Usually, a downgrade of sovereign debt credit rating would be likely to push up borrowing costs when the nation in question comes to the market to raise more cash. Until recently, this would have meant that Spanish borrowing costs would have been pushed beyond what economists regard as a sustainable level. This would renew speculation that Spain would need an EU/IMF bailout and send the Euro lower against other major currencies. However, the ECB policy of supporting bailout recipient nations to restrain their borrowing costs in the market through an open-ended bond purchasing programme is now in place. Whilst Spain is currently ineligible to receive such support from the ECB, it has benefitted from the perceived safety net and seen its borrowing costs fall despite continuing speculation that it will indeed require a bailout in due course.
The Spanish are adamant that they don’t need a bailout – meaning that they are confident that they can continue to meet their borrowing requirements in the financial markets. This is not Standard and Poor’s view: "The downgrade reflects our view of mounting risk to Spain's public finances, due to rising economic and political pressures. The deepening economic recession is limiting the Spanish government's policy options."

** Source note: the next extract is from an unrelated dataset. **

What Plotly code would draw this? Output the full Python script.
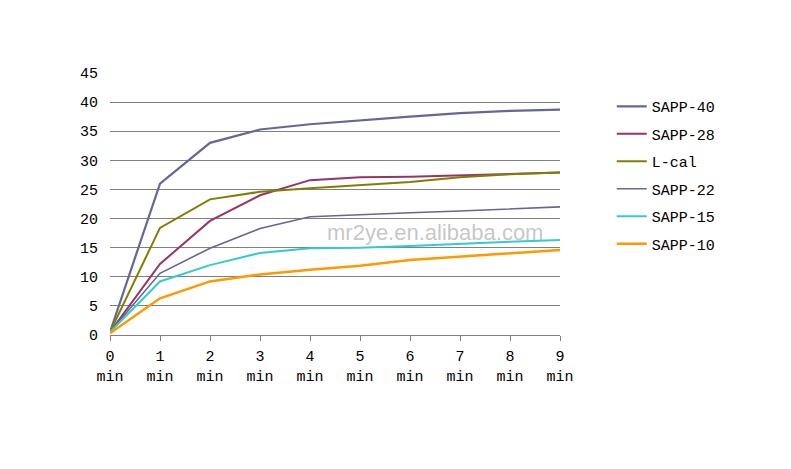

With one in four of its workforce idle and a bad debt mountain following the bursting of a property bubble, Spain does have real problems. It is tackling these through employment legislation reform, designed to make hiring and firing easier, and a range of strict austerity measures aimed at slashing government spending and increasing revenue through tax increases. The last thing Spain needs right now is to see its borrowing costs climbing again.